Furthermore, Ishikawa said that negative developments on either front could cause stocks to adjust lower. They could cause and drive some safe-haven flows to the dollar and the yen.
However, forex news reported the aussie received some support after NAB’s business confidence index rebounded more than expected. Confidence rose from -20 to 1 last month.
Sterling (GBP) Slides with Less Rebound than Expected
The Pound suffered losses in the FX market against the aussie, after data revealed there was less rebound than expected. This was as the UK took its first step towards recovery.
Britain’s GDP rate gained 1.8% in May, as the country began to ease lockdown restrictions.
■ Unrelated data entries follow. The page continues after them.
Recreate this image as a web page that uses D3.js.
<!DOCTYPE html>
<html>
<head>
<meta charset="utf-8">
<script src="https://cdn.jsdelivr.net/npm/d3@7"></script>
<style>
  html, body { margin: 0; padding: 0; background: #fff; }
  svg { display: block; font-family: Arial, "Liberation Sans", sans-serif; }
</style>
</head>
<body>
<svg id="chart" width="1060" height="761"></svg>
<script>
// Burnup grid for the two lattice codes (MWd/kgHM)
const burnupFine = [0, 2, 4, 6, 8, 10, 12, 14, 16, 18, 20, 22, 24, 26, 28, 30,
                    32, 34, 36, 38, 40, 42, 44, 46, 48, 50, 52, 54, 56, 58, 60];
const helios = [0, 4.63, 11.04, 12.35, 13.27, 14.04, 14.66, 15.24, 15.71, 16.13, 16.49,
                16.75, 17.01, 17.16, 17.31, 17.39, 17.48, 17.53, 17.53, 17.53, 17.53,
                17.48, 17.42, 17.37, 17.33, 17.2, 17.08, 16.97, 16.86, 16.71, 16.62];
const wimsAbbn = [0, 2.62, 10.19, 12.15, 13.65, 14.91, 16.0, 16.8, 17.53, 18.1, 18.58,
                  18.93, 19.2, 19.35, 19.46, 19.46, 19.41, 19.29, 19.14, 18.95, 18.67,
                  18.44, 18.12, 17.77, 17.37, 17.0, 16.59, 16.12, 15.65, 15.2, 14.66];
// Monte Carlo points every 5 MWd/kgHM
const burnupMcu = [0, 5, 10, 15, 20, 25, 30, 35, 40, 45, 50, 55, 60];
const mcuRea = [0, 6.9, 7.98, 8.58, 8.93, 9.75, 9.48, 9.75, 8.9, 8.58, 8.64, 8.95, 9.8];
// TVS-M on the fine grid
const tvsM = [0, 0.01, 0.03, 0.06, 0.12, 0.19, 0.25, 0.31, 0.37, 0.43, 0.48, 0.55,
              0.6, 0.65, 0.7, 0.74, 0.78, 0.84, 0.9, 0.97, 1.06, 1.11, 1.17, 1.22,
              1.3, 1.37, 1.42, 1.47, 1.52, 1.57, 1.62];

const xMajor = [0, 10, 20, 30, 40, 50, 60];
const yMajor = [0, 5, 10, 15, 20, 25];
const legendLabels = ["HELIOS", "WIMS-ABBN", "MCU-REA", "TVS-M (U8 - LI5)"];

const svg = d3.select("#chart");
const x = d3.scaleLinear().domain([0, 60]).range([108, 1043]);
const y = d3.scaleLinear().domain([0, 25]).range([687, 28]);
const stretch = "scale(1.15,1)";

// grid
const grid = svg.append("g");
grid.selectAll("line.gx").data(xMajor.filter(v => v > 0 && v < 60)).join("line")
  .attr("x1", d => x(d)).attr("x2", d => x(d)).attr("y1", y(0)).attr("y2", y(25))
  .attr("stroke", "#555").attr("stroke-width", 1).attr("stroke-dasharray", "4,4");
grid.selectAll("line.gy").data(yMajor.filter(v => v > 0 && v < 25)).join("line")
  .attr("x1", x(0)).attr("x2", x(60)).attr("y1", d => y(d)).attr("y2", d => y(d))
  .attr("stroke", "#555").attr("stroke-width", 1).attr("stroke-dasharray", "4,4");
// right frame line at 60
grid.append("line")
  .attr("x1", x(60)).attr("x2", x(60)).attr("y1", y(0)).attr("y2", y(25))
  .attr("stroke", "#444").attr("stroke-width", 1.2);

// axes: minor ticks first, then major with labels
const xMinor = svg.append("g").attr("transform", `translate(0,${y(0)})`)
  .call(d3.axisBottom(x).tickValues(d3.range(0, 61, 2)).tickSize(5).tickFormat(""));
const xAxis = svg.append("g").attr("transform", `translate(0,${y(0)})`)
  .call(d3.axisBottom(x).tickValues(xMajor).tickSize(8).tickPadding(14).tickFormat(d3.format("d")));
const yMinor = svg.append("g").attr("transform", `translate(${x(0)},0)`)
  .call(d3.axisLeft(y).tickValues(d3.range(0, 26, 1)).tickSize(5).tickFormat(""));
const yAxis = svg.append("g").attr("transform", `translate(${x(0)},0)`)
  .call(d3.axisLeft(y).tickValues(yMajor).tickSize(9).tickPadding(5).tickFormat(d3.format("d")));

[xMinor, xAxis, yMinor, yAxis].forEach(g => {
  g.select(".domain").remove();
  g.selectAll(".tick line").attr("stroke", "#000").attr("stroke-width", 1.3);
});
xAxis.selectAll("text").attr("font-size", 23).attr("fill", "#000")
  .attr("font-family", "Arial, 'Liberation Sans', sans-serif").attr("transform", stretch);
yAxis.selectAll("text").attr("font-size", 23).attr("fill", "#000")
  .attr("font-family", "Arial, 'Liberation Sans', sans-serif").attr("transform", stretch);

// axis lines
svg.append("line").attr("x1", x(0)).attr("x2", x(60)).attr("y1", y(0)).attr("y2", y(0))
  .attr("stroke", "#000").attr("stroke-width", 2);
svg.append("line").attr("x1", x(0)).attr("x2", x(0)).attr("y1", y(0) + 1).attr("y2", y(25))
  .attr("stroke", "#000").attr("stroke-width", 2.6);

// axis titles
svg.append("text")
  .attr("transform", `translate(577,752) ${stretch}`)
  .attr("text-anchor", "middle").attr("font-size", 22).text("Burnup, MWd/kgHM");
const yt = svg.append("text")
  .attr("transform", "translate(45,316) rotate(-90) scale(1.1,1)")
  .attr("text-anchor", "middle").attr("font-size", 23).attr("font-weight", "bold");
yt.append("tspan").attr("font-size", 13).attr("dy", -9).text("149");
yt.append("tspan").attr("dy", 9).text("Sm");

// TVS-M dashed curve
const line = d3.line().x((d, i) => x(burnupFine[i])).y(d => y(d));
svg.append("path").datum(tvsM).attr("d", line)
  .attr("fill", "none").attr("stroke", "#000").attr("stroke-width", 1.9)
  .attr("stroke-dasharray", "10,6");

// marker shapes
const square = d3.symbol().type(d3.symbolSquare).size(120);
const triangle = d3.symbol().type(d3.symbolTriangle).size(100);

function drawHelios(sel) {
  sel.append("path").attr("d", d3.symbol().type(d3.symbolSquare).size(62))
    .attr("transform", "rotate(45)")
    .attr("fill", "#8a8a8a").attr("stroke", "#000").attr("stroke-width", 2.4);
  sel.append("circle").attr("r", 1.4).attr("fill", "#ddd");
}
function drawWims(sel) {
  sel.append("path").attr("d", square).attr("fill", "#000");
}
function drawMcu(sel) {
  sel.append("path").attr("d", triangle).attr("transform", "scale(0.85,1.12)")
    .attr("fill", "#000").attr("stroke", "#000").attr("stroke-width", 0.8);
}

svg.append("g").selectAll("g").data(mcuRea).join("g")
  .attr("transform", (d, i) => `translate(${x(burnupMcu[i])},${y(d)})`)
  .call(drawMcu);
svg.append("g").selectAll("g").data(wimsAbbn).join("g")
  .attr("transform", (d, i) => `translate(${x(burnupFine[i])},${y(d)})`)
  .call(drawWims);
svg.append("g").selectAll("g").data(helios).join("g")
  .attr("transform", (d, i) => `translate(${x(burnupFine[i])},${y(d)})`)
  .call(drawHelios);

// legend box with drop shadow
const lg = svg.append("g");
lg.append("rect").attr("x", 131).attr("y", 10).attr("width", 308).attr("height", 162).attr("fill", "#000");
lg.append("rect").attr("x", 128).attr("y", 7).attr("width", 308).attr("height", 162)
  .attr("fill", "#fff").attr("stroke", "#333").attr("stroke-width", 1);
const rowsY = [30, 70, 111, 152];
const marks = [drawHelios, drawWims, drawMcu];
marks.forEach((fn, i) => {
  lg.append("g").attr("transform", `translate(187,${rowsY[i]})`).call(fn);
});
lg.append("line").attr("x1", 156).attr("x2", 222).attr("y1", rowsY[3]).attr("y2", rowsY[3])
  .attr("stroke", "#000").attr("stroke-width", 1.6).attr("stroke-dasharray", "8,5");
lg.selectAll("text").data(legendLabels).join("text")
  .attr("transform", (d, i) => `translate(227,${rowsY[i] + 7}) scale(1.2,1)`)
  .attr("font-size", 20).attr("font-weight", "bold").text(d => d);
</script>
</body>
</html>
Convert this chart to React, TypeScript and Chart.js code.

This followed a record contraction of -20.3% just a month earlier.
Moreover, data revealed that in the three months to May, the UK’s economy shrank by -19.1%. In comparison to a year earlier, the economy is -24% smaller.
The pick-up in output in May more possibly reflects the partial release of pent-up demand, as restrictions began to loosen. This is as opposed to evidence of a genuine recovery. This was according to Suren Thiru, head of economics at the British Chambers of Commerce.
The economy began to pull itself out of the slump, but many continued to worry about employment in the country.
The Bank of England has warned that a large rise in unemployment is likely as temporary job measures end.
Following today’s GDP data, British Chancellor Rishi Sunak noted that today’s figures underline the scale of the challenge they face. He said he knows people are worried about the security of their jobs and incomes.
Meanwhile, the sterling fell back below the 1.25 level on Tuesday morning. This extended its sell-off from a day previous amid ongoing Brexit concerns and some weak UK economic data.